Protections for existing claimants and in “exceptional circumstances”
There will be protection for families already getting support for third and subsequent children born before April 2017. The disabled child premia in tax credits and UC will also continue to be paid to all children with a disability. Full support for third and subsequent children born after April 2017 will also be available in certain “exceptional circumstances.” This will include children cared for by family or close friends under “kinship care” arrangements, children adopted from local authority care, and multiple births. There will also be an exception for “non-consensual conceptions.”
Consultation on exceptions to the two child rule
In October 2016 the Government launched a consultation “to inform the detailed design” of the exceptions, and their implementation. The Government’s response in the light of the consultation was published on 20 January 2017, and regulations to provide for the exceptions were laid before Parliament on 15 March. Both sets of regulations are subject to the negative resolution procedure.
The two child limit – and the non-consensual conception exception category in particular – is highly controversial. The Government intends to use evidence from third party professionals – such as doctors and social workers – to determine eligibility for the exception on grounds of non-consensual conception. The Social Security Advisory Committee has commented that DWP faces “complex challenges in ensuring that the proposals are delivered in an effective, fair and safe way”, flagging up concerns about privacy, the requirement that the woman is not living with the alleged perpetrator, and how the third party decision model will work in practice.
Secondary Legislation Scrutiny Committee reports
The House of Lords Secondary Legislation Scrutiny Committee questioned whether the Government had made adequate arrangements for assessing entitlement to the exception for non-consensual conception, noted financial and ethical concerns voiced by the local authorities and charities which DWP expects will be involved in third party assessments, and drew attention to particular issues relating to Northern Ireland. The Committee added that DWP’s responses to a number of its questions cast doubt on whether the system would be fully set up by 6 April, and on whether the exception for non-consensual conception can ever be made to work.
The Secondary Legislation Scrutiny Committee published a second report on 6 April, relating to further correspondence with the Minister for Employment about the Committee’s concerns. While the Committee had received a clear answer about the numbers likely to be affected and where the burden of proof would lie, it said that the Minister’s responses to its other questions were “simply stock phrases.” The Committee was not reassured about the availability and training of third party assessors.

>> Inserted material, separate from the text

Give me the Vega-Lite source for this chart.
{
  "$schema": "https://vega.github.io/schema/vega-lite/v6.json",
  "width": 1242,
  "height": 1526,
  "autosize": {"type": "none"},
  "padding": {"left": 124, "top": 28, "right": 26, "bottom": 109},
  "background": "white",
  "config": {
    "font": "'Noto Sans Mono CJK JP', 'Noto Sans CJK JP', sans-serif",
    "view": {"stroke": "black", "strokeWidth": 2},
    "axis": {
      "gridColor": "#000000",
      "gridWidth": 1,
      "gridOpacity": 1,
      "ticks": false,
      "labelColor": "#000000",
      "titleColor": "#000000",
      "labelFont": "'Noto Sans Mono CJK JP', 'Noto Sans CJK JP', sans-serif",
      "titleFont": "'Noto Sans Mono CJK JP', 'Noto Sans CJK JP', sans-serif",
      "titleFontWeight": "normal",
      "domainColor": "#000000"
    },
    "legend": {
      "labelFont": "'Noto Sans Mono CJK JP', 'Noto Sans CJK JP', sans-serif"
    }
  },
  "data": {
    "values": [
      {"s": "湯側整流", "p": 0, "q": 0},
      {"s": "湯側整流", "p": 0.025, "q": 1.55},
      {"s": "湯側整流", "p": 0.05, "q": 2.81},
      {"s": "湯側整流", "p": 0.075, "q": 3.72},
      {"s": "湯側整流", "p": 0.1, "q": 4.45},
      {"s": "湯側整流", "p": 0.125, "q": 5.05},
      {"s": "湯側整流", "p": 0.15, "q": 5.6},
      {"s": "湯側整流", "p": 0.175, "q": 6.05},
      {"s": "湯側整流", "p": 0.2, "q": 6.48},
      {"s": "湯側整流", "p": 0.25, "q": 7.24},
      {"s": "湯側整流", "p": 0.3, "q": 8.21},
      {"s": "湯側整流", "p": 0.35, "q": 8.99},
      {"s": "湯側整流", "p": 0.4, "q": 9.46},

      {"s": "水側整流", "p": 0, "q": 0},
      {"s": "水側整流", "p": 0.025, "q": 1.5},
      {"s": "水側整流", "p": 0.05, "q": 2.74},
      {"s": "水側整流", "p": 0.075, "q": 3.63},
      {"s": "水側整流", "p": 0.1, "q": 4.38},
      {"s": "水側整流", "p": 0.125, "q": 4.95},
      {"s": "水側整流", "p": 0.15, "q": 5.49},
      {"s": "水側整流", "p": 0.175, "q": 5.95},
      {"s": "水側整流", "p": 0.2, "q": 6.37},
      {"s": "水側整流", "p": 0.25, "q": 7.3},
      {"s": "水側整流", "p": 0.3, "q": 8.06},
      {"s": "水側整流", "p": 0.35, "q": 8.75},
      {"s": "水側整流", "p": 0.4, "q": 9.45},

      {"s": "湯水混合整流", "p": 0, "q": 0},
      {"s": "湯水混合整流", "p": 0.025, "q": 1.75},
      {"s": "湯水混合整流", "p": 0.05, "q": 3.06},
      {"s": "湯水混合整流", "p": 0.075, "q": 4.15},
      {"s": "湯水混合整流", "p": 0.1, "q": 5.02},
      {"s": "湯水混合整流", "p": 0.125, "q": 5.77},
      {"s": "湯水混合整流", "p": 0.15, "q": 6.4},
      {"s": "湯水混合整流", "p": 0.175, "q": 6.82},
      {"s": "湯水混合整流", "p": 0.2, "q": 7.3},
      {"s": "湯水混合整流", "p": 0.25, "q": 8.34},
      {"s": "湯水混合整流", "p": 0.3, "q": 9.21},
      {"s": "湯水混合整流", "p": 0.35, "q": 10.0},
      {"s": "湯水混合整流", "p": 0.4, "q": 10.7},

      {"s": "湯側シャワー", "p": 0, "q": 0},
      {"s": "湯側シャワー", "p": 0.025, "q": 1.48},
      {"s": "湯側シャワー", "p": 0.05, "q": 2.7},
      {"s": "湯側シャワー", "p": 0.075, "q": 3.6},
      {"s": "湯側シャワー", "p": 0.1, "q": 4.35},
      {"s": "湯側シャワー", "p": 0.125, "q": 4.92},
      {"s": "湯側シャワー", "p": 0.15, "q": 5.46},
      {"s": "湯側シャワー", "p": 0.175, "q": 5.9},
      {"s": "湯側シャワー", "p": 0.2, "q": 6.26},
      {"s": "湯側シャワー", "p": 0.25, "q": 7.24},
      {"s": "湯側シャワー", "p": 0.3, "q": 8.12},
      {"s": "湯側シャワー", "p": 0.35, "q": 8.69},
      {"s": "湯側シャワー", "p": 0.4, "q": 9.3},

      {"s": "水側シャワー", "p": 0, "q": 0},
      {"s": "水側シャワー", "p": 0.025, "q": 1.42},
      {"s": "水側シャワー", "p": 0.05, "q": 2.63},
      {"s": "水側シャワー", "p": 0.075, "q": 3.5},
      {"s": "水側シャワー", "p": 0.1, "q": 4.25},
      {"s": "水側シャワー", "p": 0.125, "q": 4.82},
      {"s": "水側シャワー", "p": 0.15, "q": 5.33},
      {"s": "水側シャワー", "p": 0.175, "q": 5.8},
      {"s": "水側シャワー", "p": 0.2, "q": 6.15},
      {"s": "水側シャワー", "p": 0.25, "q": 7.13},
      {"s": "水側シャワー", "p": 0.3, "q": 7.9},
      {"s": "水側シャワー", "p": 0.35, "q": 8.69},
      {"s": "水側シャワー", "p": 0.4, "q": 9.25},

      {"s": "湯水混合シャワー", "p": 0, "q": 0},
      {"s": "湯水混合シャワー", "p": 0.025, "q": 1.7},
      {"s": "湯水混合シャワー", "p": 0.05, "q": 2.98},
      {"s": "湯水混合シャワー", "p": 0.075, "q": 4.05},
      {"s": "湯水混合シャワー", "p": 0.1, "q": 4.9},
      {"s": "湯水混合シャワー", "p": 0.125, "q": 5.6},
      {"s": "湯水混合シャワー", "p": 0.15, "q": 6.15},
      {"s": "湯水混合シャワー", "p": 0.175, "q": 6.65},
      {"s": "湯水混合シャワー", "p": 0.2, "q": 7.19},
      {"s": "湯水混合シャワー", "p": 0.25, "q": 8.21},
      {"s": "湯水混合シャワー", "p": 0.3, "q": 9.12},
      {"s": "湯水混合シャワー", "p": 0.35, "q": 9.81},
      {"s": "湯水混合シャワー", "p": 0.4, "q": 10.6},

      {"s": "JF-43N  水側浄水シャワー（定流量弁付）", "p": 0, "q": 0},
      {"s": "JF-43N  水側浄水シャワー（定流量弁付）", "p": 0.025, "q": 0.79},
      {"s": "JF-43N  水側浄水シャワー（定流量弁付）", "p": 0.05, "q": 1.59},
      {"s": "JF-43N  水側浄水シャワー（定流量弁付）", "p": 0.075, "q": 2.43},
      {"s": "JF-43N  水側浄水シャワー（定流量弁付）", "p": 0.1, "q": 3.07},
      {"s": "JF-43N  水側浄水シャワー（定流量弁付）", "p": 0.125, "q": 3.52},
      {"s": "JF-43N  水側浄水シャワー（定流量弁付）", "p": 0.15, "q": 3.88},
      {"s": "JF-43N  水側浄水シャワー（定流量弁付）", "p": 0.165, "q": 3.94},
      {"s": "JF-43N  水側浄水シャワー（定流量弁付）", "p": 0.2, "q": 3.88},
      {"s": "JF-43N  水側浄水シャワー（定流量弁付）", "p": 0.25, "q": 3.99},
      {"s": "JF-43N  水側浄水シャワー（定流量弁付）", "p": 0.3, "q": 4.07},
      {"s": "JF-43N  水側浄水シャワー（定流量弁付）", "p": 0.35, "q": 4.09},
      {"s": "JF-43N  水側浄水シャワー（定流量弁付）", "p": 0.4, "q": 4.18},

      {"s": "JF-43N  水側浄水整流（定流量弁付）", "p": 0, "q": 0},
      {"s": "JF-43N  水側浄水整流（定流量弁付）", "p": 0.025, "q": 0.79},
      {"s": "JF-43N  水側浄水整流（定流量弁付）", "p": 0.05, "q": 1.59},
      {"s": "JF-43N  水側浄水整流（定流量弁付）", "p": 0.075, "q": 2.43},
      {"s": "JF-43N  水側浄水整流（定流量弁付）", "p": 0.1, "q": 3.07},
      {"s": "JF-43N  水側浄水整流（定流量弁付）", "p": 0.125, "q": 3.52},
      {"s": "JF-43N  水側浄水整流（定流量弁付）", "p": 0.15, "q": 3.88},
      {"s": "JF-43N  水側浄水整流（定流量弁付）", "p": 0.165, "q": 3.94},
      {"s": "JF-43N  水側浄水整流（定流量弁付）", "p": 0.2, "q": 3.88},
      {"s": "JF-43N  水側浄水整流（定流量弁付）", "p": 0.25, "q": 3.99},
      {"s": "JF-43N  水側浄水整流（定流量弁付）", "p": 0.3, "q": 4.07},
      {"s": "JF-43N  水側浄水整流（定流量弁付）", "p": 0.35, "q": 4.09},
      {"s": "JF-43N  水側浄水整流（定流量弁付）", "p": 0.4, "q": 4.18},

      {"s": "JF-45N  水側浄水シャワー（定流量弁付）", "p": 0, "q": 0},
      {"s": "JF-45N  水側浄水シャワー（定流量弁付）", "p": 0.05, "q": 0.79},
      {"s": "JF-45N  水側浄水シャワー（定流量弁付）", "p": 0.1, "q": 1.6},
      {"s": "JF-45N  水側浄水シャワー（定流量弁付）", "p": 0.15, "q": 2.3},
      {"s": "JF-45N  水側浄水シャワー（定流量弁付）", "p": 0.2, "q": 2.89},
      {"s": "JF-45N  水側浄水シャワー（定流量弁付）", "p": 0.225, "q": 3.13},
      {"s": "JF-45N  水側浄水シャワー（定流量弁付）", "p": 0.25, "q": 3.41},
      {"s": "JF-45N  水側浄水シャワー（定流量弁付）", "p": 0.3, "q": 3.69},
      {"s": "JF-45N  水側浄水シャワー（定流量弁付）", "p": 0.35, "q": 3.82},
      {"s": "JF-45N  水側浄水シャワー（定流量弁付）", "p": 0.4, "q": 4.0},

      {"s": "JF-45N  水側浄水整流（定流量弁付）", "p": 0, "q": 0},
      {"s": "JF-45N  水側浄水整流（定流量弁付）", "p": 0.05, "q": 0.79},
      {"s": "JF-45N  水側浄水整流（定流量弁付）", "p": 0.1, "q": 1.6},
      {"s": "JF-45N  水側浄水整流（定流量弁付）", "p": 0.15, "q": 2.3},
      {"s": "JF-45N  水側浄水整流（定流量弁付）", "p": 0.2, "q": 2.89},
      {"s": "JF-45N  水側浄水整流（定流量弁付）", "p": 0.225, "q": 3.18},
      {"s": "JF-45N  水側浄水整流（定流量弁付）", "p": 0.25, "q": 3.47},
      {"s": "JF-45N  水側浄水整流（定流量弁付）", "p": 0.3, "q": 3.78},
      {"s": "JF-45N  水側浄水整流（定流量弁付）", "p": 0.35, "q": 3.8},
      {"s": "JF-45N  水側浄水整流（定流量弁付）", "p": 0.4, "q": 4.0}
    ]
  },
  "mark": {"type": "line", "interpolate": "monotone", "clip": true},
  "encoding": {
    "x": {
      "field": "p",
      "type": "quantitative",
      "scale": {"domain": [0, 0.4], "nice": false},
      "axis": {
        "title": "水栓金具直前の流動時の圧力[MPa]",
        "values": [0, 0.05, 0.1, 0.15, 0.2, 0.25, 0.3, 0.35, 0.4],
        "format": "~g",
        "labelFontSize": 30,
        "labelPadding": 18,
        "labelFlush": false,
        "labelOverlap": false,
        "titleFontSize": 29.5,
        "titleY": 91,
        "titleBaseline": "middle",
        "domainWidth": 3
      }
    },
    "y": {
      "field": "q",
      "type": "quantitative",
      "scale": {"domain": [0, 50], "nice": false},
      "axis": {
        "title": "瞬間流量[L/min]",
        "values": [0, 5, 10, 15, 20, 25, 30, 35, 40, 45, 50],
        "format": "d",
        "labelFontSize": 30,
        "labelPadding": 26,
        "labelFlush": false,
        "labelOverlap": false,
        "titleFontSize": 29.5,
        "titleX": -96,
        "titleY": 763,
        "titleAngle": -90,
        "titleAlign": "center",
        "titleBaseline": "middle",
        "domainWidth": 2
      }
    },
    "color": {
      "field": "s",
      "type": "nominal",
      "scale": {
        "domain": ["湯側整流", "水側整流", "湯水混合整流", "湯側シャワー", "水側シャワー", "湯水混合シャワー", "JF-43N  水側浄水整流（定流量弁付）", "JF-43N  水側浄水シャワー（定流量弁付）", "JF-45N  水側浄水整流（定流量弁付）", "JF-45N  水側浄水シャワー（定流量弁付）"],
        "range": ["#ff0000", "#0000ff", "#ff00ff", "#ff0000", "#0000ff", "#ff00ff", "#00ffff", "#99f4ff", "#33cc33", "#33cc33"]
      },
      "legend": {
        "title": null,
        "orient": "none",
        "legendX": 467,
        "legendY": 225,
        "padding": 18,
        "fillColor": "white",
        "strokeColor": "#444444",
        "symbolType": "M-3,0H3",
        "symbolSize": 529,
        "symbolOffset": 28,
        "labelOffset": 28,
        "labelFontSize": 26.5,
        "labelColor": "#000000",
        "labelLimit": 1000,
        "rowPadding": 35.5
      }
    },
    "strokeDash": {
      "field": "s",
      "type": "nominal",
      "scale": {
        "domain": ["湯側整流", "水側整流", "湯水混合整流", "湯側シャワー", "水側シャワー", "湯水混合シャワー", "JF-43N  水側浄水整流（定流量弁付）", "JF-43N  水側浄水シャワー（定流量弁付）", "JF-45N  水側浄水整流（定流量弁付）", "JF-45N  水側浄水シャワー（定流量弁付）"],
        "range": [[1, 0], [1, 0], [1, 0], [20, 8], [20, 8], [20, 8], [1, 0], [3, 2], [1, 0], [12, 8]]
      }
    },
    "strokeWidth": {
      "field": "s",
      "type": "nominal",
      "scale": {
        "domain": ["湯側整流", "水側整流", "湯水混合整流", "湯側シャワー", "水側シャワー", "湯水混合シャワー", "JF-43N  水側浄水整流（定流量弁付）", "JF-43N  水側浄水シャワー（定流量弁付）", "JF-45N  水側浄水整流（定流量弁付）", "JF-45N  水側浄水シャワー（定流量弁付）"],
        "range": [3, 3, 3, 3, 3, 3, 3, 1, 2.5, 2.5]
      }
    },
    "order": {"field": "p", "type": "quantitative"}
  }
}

In addition, it was “disappointed by the Government’s insistence that their “high-level messaging” following the Budget in 2015 was sufficient to alert claimants to the change in the law when the submissions we received indicated that this was clearly not the case.” The Committee also observed: “As a general rule we find that publishing claimant guidance only on the day that the policy comes into effect unhelpful: in this case, we think it particularly inappropriate.”